Sohan and Rodriguez's lawsuit accuses 411-PAIN of "unlawfully solicit[ing] clients... on behalf of lawyers pursuing personal injury claims." Any company that refers people to lawyers is supposed to register with the Florida Bar. But for a dozen years, 411-PAIN did not. This May, the company finally complied. "In order just to be on the conservative side, we've gone ahead and registered," Perling says.
The lawsuit also says 411-PAIN "intentionally misled consumers into believing they are contacting a lawyer for legal services or a service that will explain to them their rights... when, in fact, they are contacting chiropractic medical clinics." Florida Bar rules state that advertisements for attorney referral services must not include "visual or verbal descriptions, depictions, or portrayals of persons, things, or events" that are "deceptive, misleading, or manipulative."
One 411-PAIN commercial features a white-haired man wearing a suit and tie who stands in front of a wall of legal books and says, "Insurance companies have attorneys working hard for them. Call 411-PAIN and get the right people working for you."
Lewin maintains that "our commercials are an accurate, true description" of the services offered. In recent months, the company has changed some of its ads to comply with the bar rules, adding disclaimers that identify it as a medical and legal referral service.
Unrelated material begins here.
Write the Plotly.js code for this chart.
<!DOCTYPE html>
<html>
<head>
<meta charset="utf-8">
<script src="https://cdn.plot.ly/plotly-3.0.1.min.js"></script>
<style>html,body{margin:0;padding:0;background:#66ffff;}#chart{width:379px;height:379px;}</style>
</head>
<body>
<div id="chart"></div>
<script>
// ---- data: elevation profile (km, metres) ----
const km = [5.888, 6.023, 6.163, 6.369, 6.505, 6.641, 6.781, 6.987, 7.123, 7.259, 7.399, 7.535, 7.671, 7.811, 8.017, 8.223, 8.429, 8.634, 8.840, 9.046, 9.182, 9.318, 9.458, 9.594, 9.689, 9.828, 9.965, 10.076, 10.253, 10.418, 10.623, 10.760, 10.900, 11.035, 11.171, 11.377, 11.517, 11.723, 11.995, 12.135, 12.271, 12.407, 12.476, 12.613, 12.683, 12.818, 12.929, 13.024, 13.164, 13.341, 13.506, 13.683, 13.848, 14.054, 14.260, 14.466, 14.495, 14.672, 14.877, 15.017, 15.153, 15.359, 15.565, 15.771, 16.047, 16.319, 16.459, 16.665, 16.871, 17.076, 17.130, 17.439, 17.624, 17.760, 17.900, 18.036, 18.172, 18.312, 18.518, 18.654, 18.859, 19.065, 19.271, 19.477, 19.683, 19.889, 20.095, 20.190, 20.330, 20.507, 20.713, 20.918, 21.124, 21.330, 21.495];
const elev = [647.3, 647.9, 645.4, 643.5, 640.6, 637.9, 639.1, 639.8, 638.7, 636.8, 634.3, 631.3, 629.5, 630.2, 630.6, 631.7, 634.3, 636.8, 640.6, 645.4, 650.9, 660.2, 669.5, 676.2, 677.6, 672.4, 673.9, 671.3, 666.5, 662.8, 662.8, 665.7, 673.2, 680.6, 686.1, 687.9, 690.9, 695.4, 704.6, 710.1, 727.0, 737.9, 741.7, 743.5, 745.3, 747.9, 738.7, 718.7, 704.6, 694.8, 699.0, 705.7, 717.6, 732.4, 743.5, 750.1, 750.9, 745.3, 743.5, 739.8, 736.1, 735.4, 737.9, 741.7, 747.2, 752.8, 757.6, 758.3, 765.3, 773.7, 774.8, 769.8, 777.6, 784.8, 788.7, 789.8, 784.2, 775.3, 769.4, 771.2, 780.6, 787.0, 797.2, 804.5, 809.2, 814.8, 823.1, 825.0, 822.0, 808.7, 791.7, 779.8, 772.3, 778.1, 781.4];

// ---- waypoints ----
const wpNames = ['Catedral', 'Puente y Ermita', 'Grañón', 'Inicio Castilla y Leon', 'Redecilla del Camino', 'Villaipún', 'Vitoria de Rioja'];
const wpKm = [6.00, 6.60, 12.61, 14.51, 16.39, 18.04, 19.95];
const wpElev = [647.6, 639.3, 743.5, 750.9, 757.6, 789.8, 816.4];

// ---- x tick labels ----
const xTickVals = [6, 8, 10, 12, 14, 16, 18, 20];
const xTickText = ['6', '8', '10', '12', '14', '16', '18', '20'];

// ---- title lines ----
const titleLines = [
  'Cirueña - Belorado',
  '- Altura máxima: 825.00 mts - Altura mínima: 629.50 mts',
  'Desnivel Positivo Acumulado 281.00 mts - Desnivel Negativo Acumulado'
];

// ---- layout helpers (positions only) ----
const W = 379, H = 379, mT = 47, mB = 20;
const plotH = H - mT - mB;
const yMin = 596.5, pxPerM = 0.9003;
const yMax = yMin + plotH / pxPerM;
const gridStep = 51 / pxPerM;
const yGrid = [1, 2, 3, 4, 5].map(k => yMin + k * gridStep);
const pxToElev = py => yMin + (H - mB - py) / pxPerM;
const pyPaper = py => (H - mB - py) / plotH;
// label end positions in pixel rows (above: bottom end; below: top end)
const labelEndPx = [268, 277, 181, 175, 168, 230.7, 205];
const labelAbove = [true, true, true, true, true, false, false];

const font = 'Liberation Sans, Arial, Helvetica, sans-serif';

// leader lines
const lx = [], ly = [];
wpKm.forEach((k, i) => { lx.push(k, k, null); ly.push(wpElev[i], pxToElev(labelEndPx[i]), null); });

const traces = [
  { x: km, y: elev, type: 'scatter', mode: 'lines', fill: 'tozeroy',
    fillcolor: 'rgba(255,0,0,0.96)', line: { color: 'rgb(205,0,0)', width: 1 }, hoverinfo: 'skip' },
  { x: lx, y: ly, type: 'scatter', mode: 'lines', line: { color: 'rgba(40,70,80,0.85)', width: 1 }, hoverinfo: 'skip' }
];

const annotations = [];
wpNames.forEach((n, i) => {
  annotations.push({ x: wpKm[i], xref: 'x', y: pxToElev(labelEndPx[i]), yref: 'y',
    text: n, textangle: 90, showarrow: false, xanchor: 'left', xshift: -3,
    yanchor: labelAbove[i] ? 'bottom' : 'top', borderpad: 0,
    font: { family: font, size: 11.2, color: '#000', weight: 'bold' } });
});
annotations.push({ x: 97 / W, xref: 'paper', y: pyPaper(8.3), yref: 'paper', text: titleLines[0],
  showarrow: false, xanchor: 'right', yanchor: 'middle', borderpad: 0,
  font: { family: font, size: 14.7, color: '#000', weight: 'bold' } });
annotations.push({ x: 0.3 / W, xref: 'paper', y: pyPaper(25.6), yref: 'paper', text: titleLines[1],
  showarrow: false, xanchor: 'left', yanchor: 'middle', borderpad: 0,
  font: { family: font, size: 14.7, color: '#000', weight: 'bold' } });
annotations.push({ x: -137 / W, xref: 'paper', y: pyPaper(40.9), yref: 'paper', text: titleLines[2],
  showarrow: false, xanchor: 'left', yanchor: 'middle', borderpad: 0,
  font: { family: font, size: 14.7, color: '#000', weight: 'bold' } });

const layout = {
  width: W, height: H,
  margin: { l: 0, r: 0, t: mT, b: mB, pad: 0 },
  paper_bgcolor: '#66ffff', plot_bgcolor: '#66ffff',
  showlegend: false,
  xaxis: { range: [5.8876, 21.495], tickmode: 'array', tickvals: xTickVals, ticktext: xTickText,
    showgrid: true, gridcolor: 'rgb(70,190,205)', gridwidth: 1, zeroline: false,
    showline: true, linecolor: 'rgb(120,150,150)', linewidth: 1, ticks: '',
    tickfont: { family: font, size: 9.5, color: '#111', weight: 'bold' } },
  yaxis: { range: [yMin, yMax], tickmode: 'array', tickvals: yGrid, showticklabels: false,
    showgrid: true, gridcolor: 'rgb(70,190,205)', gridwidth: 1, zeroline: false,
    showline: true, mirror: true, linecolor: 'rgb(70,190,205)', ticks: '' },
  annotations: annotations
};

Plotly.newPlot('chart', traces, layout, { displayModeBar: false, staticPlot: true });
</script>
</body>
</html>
Lewin also flatly denies that the attorneys pay a fee to be part of the 411-PAIN network. That would violate bar rules. But he admits that the doctors and lawyers send each other business. They have "a reciprocal relationship," meaning that in some cases, lawyers refer patients to doctors and vice versa.
That raises the question of whether the referral service points patients to the best possible medical and legal services or whether it just drums up business for a specific network of doctors and lawyers.
For instance, a chiropractor may not be able to provide the best medical treatment to a patient. "Maybe I should be going to an osteopath, or maybe I should be going to a surgeon," says J. Robert Hunter, director of insurance for the Consumer Federation of America. "I'd want to get advice on what is the specialty I need. If all they do is pump everybody into the chiropractors, that's not appropriate either."
Success has been good to Lewin. He owns three homes: a $1.2 million house in Davie, a $416,000 condo in Hollywood, and a $200,000 condo in Oakland Park. Twin brother Harley has become co-owner of the clinics that Shapiro used to help run. Harley is neither a chiropractor nor a lawyer. Schulman says he helps with "promotion" of the company.